#### Records:
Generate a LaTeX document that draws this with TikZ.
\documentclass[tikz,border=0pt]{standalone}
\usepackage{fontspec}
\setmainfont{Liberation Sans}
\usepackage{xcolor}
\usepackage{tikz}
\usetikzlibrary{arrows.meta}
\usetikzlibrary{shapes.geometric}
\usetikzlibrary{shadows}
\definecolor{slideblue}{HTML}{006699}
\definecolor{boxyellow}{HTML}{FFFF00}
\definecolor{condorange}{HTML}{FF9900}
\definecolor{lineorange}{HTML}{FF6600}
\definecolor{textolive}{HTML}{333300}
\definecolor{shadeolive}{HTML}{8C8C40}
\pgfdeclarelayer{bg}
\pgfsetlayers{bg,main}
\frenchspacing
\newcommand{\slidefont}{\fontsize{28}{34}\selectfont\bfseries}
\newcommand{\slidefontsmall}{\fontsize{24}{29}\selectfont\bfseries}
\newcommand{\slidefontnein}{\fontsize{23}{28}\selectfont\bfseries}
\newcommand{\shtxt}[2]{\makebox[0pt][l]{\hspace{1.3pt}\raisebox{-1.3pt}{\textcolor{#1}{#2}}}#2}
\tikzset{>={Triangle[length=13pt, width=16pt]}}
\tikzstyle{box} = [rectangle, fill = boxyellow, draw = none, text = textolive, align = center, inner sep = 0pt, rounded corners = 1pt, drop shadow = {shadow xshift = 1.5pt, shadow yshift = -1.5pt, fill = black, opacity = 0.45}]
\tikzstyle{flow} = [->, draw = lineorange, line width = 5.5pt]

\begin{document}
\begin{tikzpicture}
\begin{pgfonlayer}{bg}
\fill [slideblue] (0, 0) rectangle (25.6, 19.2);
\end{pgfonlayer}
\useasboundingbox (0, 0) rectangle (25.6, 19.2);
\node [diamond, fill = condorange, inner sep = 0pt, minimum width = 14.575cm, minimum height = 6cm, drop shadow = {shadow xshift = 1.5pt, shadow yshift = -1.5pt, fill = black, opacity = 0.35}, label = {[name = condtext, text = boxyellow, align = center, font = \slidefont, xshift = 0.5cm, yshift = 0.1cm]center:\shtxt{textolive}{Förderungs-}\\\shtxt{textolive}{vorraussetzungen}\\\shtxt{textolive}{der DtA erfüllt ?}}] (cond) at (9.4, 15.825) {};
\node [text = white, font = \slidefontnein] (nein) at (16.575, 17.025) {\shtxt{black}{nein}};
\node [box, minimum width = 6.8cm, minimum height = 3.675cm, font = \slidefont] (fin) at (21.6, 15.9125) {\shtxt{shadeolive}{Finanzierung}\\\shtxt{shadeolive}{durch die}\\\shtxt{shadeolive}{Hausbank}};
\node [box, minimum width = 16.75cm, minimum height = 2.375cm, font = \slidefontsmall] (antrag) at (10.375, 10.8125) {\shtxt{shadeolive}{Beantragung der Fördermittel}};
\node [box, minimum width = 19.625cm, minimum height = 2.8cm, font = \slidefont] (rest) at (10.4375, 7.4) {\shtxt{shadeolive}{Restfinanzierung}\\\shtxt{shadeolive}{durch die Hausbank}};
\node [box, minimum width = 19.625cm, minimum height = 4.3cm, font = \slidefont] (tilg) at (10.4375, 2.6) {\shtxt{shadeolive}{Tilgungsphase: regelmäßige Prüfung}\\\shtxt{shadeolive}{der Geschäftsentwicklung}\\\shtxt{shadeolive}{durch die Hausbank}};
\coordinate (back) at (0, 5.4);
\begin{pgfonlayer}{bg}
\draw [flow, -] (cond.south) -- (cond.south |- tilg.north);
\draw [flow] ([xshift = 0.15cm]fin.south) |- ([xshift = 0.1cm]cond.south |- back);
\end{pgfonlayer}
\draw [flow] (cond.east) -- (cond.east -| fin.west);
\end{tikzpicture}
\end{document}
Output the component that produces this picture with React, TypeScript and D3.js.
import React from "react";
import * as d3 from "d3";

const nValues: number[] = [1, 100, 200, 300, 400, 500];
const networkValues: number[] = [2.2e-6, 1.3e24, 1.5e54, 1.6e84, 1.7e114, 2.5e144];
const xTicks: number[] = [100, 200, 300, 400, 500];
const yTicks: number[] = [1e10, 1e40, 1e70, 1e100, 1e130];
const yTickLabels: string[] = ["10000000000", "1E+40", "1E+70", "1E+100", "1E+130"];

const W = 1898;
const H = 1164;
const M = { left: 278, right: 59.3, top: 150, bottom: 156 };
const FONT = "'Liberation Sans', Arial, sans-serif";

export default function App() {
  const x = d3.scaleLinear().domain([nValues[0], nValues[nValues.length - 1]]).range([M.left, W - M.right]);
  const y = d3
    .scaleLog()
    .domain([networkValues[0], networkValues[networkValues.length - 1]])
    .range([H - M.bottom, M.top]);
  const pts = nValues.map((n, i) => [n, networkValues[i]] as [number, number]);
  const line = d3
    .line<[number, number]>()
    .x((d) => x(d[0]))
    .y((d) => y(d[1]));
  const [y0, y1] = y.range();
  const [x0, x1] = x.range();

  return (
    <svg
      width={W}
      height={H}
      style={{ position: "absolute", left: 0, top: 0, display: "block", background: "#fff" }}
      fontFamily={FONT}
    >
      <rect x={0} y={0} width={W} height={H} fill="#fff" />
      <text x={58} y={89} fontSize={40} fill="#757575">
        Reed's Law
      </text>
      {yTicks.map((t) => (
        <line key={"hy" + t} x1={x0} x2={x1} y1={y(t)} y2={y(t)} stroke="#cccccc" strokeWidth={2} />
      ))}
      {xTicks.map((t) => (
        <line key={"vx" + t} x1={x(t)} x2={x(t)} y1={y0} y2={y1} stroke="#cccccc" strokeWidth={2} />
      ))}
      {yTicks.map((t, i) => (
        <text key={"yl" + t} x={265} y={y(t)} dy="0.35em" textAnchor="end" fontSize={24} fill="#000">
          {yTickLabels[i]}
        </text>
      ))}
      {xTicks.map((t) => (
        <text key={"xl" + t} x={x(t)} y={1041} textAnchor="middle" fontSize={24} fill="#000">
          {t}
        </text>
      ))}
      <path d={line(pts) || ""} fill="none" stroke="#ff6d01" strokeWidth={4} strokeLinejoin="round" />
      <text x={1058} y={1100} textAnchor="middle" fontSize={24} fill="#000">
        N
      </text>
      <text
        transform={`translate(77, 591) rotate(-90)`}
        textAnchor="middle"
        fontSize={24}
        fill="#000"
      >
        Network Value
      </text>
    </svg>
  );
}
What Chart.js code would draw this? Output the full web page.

#### What is required:
Restate the whole listing exactly.

#### Answer to the problem:
Generate a LaTeX document that draws this with TikZ.
\documentclass[tikz,border=0pt]{standalone}
\usepackage{fontspec}
\setmainfont{Liberation Sans}
\usepackage{xcolor}
\usepackage{tikz}
\usetikzlibrary{arrows.meta}
\usetikzlibrary{shapes.geometric}
\usetikzlibrary{shadows}
\definecolor{slideblue}{HTML}{006699}
\definecolor{boxyellow}{HTML}{FFFF00}
\definecolor{condorange}{HTML}{FF9900}
\definecolor{lineorange}{HTML}{FF6600}
\definecolor{textolive}{HTML}{333300}
\definecolor{shadeolive}{HTML}{8C8C40}
\pgfdeclarelayer{bg}
\pgfsetlayers{bg,main}
\frenchspacing
\newcommand{\slidefont}{\fontsize{28}{34}\selectfont\bfseries}
\newcommand{\slidefontsmall}{\fontsize{24}{29}\selectfont\bfseries}
\newcommand{\slidefontnein}{\fontsize{23}{28}\selectfont\bfseries}
\newcommand{\shtxt}[2]{\makebox[0pt][l]{\hspace{1.3pt}\raisebox{-1.3pt}{\textcolor{#1}{#2}}}#2}
\tikzset{>={Triangle[length=13pt, width=16pt]}}
\tikzstyle{box} = [rectangle, fill = boxyellow, draw = none, text = textolive, align = center, inner sep = 0pt, rounded corners = 1pt, drop shadow = {shadow xshift = 1.5pt, shadow yshift = -1.5pt, fill = black, opacity = 0.45}]
\tikzstyle{flow} = [->, draw = lineorange, line width = 5.5pt]

\begin{document}
\begin{tikzpicture}
\begin{pgfonlayer}{bg}
\fill [slideblue] (0, 0) rectangle (25.6, 19.2);
\end{pgfonlayer}
\useasboundingbox (0, 0) rectangle (25.6, 19.2);
\node [diamond, fill = condorange, inner sep = 0pt, minimum width = 14.575cm, minimum height = 6cm, drop shadow = {shadow xshift = 1.5pt, shadow yshift = -1.5pt, fill = black, opacity = 0.35}, label = {[name = condtext, text = boxyellow, align = center, font = \slidefont, xshift = 0.5cm, yshift = 0.1cm]center:\shtxt{textolive}{Förderungs-}\\\shtxt{textolive}{vorraussetzungen}\\\shtxt{textolive}{der DtA erfüllt ?}}] (cond) at (9.4, 15.825) {};
\node [text = white, font = \slidefontnein] (nein) at (16.575, 17.025) {\shtxt{black}{nein}};
\node [box, minimum width = 6.8cm, minimum height = 3.675cm, font = \slidefont] (fin) at (21.6, 15.9125) {\shtxt{shadeolive}{Finanzierung}\\\shtxt{shadeolive}{durch die}\\\shtxt{shadeolive}{Hausbank}};
\node [box, minimum width = 16.75cm, minimum height = 2.375cm, font = \slidefontsmall] (antrag) at (10.375, 10.8125) {\shtxt{shadeolive}{Beantragung der Fördermittel}};
\node [box, minimum width = 19.625cm, minimum height = 2.8cm, font = \slidefont] (rest) at (10.4375, 7.4) {\shtxt{shadeolive}{Restfinanzierung}\\\shtxt{shadeolive}{durch die Hausbank}};
\node [box, minimum width = 19.625cm, minimum height = 4.3cm, font = \slidefont] (tilg) at (10.4375, 2.6) {\shtxt{shadeolive}{Tilgungsphase: regelmäßige Prüfung}\\\shtxt{shadeolive}{der Geschäftsentwicklung}\\\shtxt{shadeolive}{durch die Hausbank}};
\coordinate (back) at (0, 5.4);
\begin{pgfonlayer}{bg}
\draw [flow, -] (cond.south) -- (cond.south |- tilg.north);
\draw [flow] ([xshift = 0.15cm]fin.south) |- ([xshift = 0.1cm]cond.south |- back);
\end{pgfonlayer}
\draw [flow] (cond.east) -- (cond.east -| fin.west);
\end{tikzpicture}
\end{document}
Output the component that produces this picture with React, TypeScript and D3.js.
import React from "react";
import * as d3 from "d3";

const nValues: number[] = [1, 100, 200, 300, 400, 500];
const networkValues: number[] = [2.2e-6, 1.3e24, 1.5e54, 1.6e84, 1.7e114, 2.5e144];
const xTicks: number[] = [100, 200, 300, 400, 500];
const yTicks: number[] = [1e10, 1e40, 1e70, 1e100, 1e130];
const yTickLabels: string[] = ["10000000000", "1E+40", "1E+70", "1E+100", "1E+130"];

const W = 1898;
const H = 1164;
const M = { left: 278, right: 59.3, top: 150, bottom: 156 };
const FONT = "'Liberation Sans', Arial, sans-serif";

export default function App() {
  const x = d3.scaleLinear().domain([nValues[0], nValues[nValues.length - 1]]).range([M.left, W - M.right]);
  const y = d3
    .scaleLog()
    .domain([networkValues[0], networkValues[networkValues.length - 1]])
    .range([H - M.bottom, M.top]);
  const pts = nValues.map((n, i) => [n, networkValues[i]] as [number, number]);
  const line = d3
    .line<[number, number]>()
    .x((d) => x(d[0]))
    .y((d) => y(d[1]));
  const [y0, y1] = y.range();
  const [x0, x1] = x.range();

  return (
    <svg
      width={W}
      height={H}
      style={{ position: "absolute", left: 0, top: 0, display: "block", background: "#fff" }}
      fontFamily={FONT}
    >
      <rect x={0} y={0} width={W} height={H} fill="#fff" />
      <text x={58} y={89} fontSize={40} fill="#757575">
        Reed's Law
      </text>
      {yTicks.map((t) => (
        <line key={"hy" + t} x1={x0} x2={x1} y1={y(t)} y2={y(t)} stroke="#cccccc" strokeWidth={2} />
      ))}
      {xTicks.map((t) => (
        <line key={"vx" + t} x1={x(t)} x2={x(t)} y1={y0} y2={y1} stroke="#cccccc" strokeWidth={2} />
      ))}
      {yTicks.map((t, i) => (
        <text key={"yl" + t} x={265} y={y(t)} dy="0.35em" textAnchor="end" fontSize={24} fill="#000">
          {yTickLabels[i]}
        </text>
      ))}
      {xTicks.map((t) => (
        <text key={"xl" + t} x={x(t)} y={1041} textAnchor="middle" fontSize={24} fill="#000">
          {t}
        </text>
      ))}
      <path d={line(pts) || ""} fill="none" stroke="#ff6d01" strokeWidth={4} strokeLinejoin="round" />
      <text x={1058} y={1100} textAnchor="middle" fontSize={24} fill="#000">
        N
      </text>
      <text
        transform={`translate(77, 591) rotate(-90)`}
        textAnchor="middle"
        fontSize={24}
        fill="#000"
      >
        Network Value
      </text>
    </svg>
  );
}
What Chart.js code would draw this? Output the full web page.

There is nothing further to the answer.